A maior parte desses argumentos, entretanto, não resiste à análise objetiva dos fatos. Não é verdade que Dresden "não tinha importância estratégica ou militar". Em janeiro de 1945, Dresden era a sede da principal guarnição militar de apoio aos esforços alemães na Frente Oriental. Além de sediar um dos maiores arsenais de munições do país e uma base com 20 mil soldados da Wehrmacht, a cidade possuía agrupamentos com recrutas da Volkssturm, da Juventude Hitlerista e da Waffen-SS. Diante do avanço dos soldados soviéticos, Dresden foi transformada em uma fortaleza militar comandada por Heinz Guderian e abrigou o principal foco de combate às tropas do Exército Vermelho lideradas pelo marechal Ivan Konev. A cidade também era um importante centro de comunicações, concentrando a maioria das linhas telefônicas que conectavam o alto comando nazista à Frente Oriental.

Dresden era um dos principais entroncamentos ferroviários da Alemanha nazista, tendo imensa importância logística para a coordenação do transporte de tropas e de equipamentos bélicos. Diariamente, circulavam pelos pátios de triagem da cidade 28 composições ferroviárias de tropas militares. Quase todo o material bélico utilizado pela Wehrmacht na Frente Oriental passava pelo entroncamento de Dresden. A cidade também coordenava o transporte ferroviário das vítimas do regime nazista para campos de extermínio e a distribuição da mão-de-obra escravizada encaminhada para os campos de concentração do Leste Europeu. Em função disso, o general soviético Alexei Antonov já havia sugerido o bombardeamento do entroncamento ferroviário de Dresden durante a Conferência de Ialta.

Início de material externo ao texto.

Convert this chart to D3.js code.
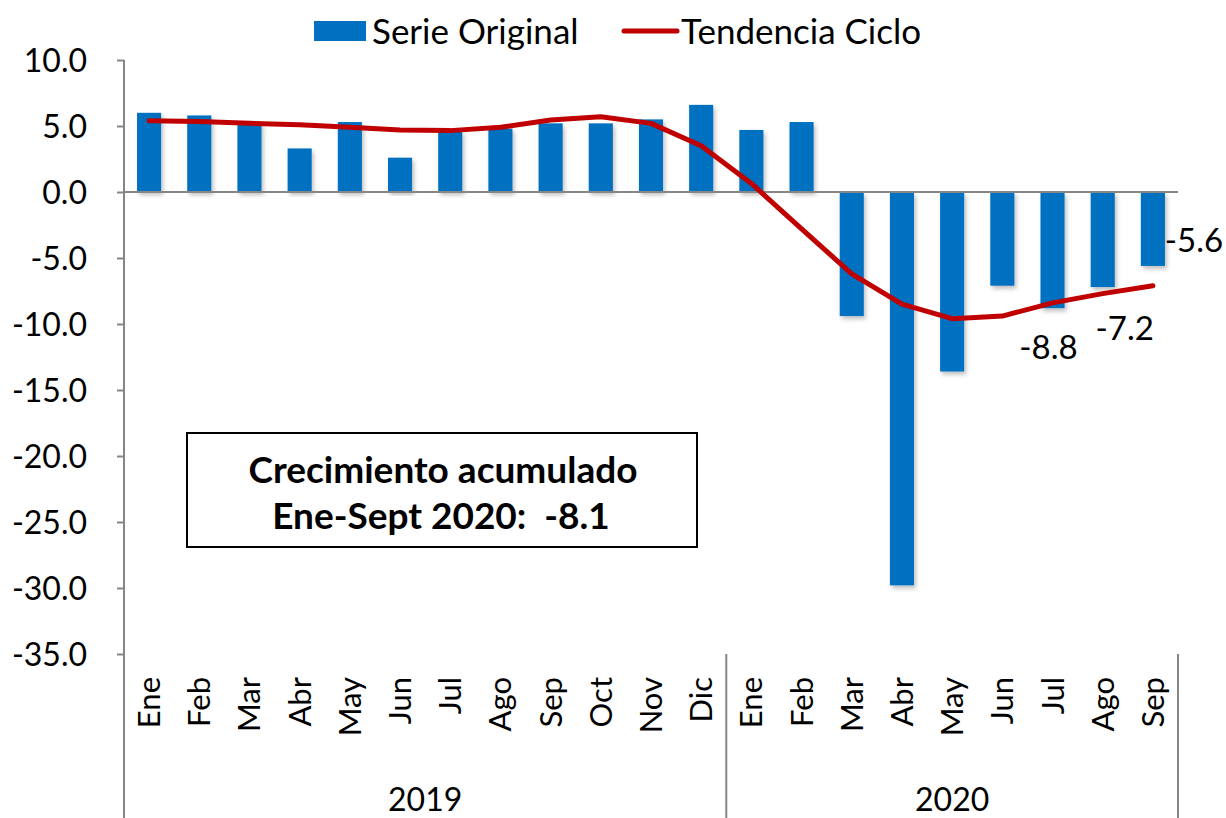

Dresden também era um dos mais importantes centros industriais da Alemanha nazista, concentrando centenas de fábricas voltadas à fabricação de materiais bélicos em tempo integral - produzindo de torpedos para a Kriegsmarine até mísseis para a Luftwaffe, passando por todo tipo de armamento utilizado pela Wehrmacht. Entre as fábricas mais famosas da cidade estava a Zeiss, então dedicada a produzir aparelhos de mira, bombas e fuzis. Até mesmo as oficinas de arte no centro da cidade estavam participando do esforço de guerra, produzindo as caudas dos mísseis V-1. Aproximadamente 50 mil moradores de Dresden estavam diretamente empregados na indústria bélica.

O número de mortes causadas pelos bombardeios foi objeto de controvérsias que perduraram por décadas. Em 2004, a prefeitura de Dresden montou uma comissão de historiadores para avaliar a questão. A comissão pesquisou documentos, relatos e evidências historiográficas ao longo de cinco anos e publicou um relatório de quase 100 páginas em novembro de 2009. O relatório conclui que "o número de pessoas mortas pelos bombardeios de Dresden, conduzidos entre 13 e 15 de fevereiro de 1945, não ultrapassou a cifra de 25.000 indivíduos". Sobre as alegações de Irving e Goebbels de que centenas de milhares de pessoas teriam morrido nos ataques, a comissão afirmou que a simples análise da emissão de certidão de óbitos desmente tais cifras, que seriam "impossíveis considerando o contexto histórico". De fato, se o número de 300 mil óbitos fosse verdadeiro, já seria maior do que três quartos de todas as certidões de óbito de civis emitidas pela Alemanha ao longo de toda a Segunda Guerra Mundial. A afirmação de Goebbels de que a maioria das vítimas dos bombardeios eram refugiados fugindo do avanço do Exército Vermelho é igualmente falsa, uma vez que refugiados não tinham autorização para permanecer na região de Dresden durante o conflito.

Dresden não foi a única cidade alemã bombardeada pelos aliados ocidentais. Colônia, Hamburgo, Berlim e várias outras cidades foram submetidas a violentas campanhas de bombardeio que resultaram em dezenas de milhares de mortes. A estratégia de bombardear alvos civis para espalhar o terror, destruir a moral do inimigo e minar o estado psicológico das massas adotada por Estados Unidos e Reino Unido é moralmente ambígua e suscita críticas válidas. O debate sobre esses pontos, entretanto, não pode ser travado a partir do discurso revisionista da extrema-direita, que busca atenuar os crimes do regime nazista por meio da manipulação de narrativas. As evidências históricas desmentem os falsos paralelismos. O contexto histórico evidencia que a responsabilidade primária pelas consequências trágicas do bombardeio de Dresden cabe à própria Alemanha nazista e sua ideologia insana e genocida, responsável por produzir massacres em escalas nunca antes vistas. E se há bons argumentos para classificar os bombardeios de Dresden como crimes de guerra, também é prudente lembrar da impressão registrada por um sobrevivente de um gueto de Theresienstadt ao testemunhar os ataques: "Choramos de alegria quando vimos o céu vermelho. Dresden está queimando e os aliados estão próximos".